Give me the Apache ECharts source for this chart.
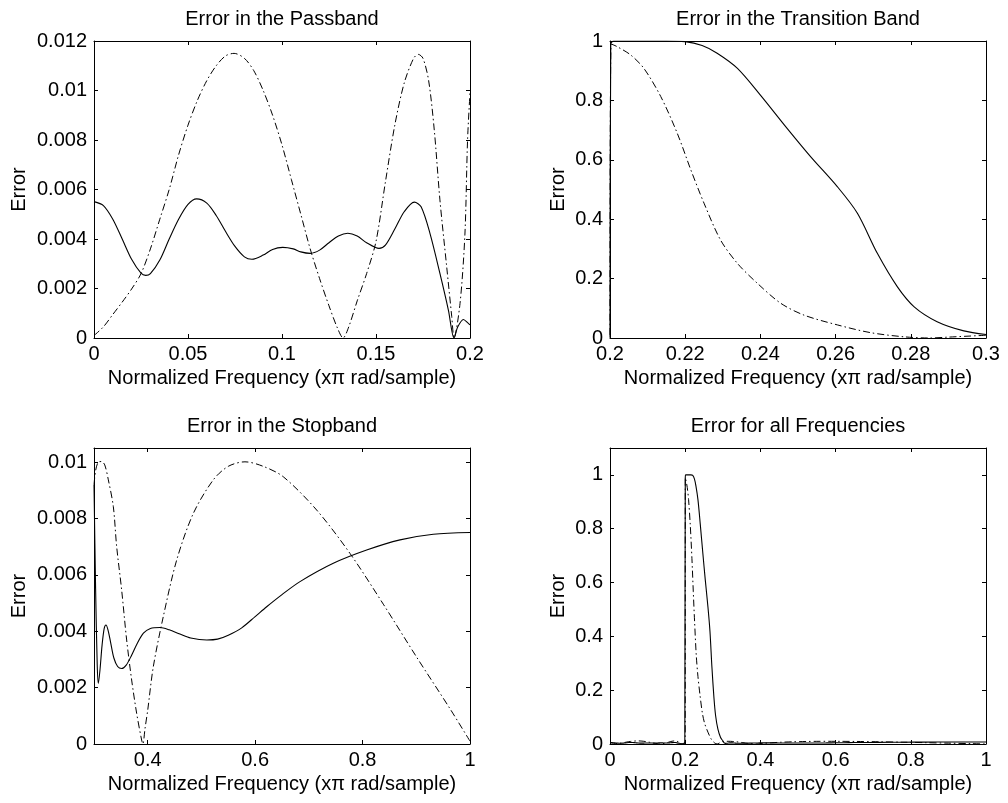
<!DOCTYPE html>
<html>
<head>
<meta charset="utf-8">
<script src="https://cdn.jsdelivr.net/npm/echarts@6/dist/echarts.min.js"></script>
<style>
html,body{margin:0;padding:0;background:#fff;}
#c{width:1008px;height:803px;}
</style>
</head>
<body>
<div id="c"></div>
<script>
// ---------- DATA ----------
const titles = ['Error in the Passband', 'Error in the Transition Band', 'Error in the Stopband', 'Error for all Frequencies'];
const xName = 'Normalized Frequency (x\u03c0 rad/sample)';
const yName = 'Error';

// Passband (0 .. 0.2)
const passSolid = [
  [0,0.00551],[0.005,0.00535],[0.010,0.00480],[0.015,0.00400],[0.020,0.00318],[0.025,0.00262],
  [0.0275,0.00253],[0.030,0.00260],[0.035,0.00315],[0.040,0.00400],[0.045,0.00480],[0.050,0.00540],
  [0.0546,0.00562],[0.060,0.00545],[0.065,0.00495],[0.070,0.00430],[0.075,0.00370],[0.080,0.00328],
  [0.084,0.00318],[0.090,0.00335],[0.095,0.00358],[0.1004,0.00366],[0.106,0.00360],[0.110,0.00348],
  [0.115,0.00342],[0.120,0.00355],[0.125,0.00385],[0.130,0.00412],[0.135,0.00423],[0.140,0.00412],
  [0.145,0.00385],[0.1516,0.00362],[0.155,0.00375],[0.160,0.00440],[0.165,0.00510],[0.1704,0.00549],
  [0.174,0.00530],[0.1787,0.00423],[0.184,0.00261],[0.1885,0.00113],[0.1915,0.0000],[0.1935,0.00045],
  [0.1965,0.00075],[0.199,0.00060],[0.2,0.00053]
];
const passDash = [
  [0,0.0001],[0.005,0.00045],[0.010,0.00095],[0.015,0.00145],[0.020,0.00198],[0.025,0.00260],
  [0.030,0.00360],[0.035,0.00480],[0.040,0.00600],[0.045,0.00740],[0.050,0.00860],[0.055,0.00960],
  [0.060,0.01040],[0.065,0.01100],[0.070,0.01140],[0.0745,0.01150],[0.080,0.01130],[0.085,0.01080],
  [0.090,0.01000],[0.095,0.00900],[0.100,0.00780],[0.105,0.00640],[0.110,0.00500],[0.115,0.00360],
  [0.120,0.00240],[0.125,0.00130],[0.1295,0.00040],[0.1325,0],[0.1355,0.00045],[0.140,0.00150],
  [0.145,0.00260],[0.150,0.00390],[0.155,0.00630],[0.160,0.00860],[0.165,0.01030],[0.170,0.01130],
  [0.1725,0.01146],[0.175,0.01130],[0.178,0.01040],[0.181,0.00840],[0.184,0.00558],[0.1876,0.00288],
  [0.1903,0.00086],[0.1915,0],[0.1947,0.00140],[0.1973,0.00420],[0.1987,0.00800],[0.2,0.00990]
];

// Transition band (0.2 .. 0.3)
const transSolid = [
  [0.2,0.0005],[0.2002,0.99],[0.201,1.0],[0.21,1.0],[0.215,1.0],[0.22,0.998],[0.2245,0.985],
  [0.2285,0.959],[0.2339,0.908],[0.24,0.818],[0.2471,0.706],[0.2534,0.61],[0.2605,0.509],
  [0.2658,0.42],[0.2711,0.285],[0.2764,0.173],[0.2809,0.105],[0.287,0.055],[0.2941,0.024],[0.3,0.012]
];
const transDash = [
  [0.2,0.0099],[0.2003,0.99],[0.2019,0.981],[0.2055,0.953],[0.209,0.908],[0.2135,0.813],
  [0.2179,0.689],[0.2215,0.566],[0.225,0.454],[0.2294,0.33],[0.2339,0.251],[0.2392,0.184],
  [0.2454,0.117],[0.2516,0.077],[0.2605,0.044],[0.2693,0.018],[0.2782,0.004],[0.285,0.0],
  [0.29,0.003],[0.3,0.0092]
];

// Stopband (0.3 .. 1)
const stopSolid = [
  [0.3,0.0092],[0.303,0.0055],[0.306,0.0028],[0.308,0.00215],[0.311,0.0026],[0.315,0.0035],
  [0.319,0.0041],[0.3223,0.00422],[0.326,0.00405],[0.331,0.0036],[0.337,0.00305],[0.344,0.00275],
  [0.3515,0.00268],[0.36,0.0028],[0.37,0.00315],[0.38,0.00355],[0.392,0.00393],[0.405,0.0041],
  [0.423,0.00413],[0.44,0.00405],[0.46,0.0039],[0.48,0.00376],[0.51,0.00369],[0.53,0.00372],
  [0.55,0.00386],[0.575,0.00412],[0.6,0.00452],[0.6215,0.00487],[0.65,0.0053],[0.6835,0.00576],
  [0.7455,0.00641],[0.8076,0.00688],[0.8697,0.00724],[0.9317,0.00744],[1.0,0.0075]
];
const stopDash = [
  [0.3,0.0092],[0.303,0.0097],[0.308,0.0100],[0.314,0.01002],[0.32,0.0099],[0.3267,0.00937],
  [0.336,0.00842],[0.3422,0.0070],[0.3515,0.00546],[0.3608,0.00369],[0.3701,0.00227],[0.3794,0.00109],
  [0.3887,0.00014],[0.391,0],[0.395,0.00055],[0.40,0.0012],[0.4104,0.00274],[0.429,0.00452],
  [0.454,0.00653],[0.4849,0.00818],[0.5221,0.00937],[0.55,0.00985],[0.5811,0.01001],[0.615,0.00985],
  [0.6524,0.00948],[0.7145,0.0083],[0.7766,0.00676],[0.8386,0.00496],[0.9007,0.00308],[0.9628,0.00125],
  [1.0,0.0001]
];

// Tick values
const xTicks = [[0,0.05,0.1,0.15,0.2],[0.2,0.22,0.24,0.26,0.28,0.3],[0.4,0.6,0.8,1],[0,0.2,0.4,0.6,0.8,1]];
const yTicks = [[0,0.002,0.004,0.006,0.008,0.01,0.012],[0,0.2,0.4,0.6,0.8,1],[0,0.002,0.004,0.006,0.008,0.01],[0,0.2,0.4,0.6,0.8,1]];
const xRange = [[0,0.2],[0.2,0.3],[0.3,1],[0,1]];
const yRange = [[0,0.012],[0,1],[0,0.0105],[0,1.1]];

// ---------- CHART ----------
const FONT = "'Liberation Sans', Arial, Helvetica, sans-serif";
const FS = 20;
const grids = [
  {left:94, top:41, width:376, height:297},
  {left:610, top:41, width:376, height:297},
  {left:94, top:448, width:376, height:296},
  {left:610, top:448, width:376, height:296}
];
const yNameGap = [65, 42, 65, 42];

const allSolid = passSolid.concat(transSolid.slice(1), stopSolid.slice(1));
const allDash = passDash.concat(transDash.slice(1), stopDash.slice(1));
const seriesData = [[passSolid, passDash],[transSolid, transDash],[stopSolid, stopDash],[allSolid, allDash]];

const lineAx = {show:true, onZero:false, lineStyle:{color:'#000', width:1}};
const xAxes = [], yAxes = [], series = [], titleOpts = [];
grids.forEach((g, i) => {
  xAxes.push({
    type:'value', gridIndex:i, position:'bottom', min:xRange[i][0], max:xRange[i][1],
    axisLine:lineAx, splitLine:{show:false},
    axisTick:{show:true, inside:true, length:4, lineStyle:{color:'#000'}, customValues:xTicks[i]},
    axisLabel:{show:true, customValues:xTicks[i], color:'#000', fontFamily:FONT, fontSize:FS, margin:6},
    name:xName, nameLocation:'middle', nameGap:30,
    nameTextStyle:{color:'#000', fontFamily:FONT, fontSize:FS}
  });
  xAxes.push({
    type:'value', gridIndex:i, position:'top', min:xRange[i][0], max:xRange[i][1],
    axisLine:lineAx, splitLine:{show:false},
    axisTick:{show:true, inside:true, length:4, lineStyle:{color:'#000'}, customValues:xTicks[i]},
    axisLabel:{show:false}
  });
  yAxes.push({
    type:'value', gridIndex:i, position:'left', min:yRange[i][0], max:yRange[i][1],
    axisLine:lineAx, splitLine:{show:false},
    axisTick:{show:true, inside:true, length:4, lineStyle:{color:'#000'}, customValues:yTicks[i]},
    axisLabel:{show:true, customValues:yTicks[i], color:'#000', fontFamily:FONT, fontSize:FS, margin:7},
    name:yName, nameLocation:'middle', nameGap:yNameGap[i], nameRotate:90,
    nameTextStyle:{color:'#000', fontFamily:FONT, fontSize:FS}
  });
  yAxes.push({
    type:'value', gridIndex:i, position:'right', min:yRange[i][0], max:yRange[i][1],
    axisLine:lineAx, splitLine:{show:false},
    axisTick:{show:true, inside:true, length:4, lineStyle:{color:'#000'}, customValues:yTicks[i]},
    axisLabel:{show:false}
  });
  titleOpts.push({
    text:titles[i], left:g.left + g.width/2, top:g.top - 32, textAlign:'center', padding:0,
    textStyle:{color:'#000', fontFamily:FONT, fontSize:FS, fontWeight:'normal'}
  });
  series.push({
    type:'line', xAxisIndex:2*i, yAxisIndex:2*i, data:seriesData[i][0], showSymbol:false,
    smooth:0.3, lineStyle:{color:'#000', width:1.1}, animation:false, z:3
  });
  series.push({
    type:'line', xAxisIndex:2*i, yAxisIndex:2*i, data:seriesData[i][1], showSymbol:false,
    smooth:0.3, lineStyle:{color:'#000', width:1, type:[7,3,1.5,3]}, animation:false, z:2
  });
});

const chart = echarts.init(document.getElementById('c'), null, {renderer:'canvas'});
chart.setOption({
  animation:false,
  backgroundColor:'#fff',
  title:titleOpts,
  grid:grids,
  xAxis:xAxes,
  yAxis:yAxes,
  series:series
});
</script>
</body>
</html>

--

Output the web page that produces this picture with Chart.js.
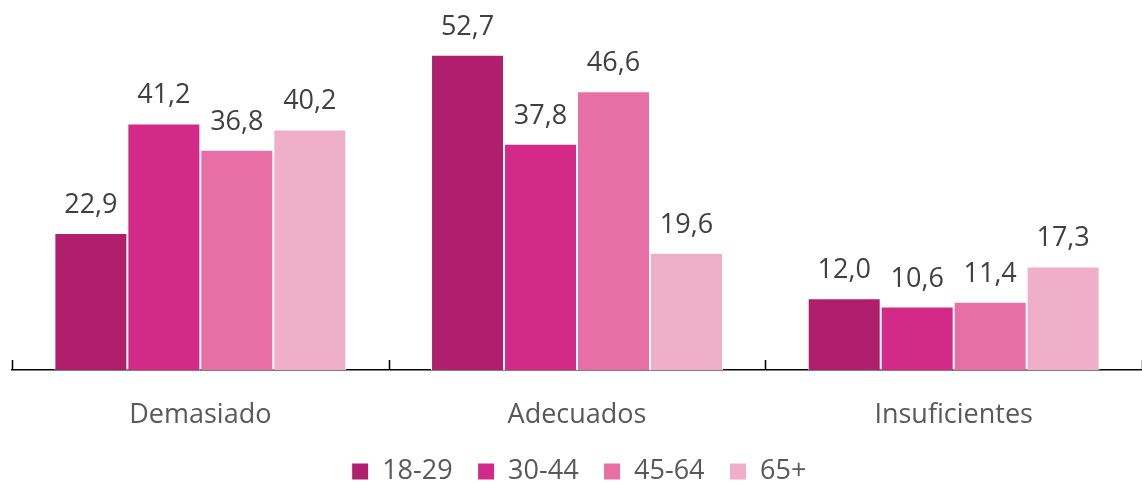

▸ What needs to be done: Give back, unchanged, each line from the one containing "Give me the" through the one containing "const yName = 'Error';". Pictures are to be left out.

▸ Expected output:
Give me the Apache ECharts source for this chart.
<!DOCTYPE html>
<html>
<head>
<meta charset="utf-8">
<script src="https://cdn.jsdelivr.net/npm/echarts@6/dist/echarts.min.js"></script>
<style>
html,body{margin:0;padding:0;background:#fff;}
#c{width:1008px;height:803px;}
</style>
</head>
<body>
<div id="c"></div>
<script>
// ---------- DATA ----------
const titles = ['Error in the Passband', 'Error in the Transition Band', 'Error in the Stopband', 'Error for all Frequencies'];
const xName = 'Normalized Frequency (x\u03c0 rad/sample)';
const yName = 'Error';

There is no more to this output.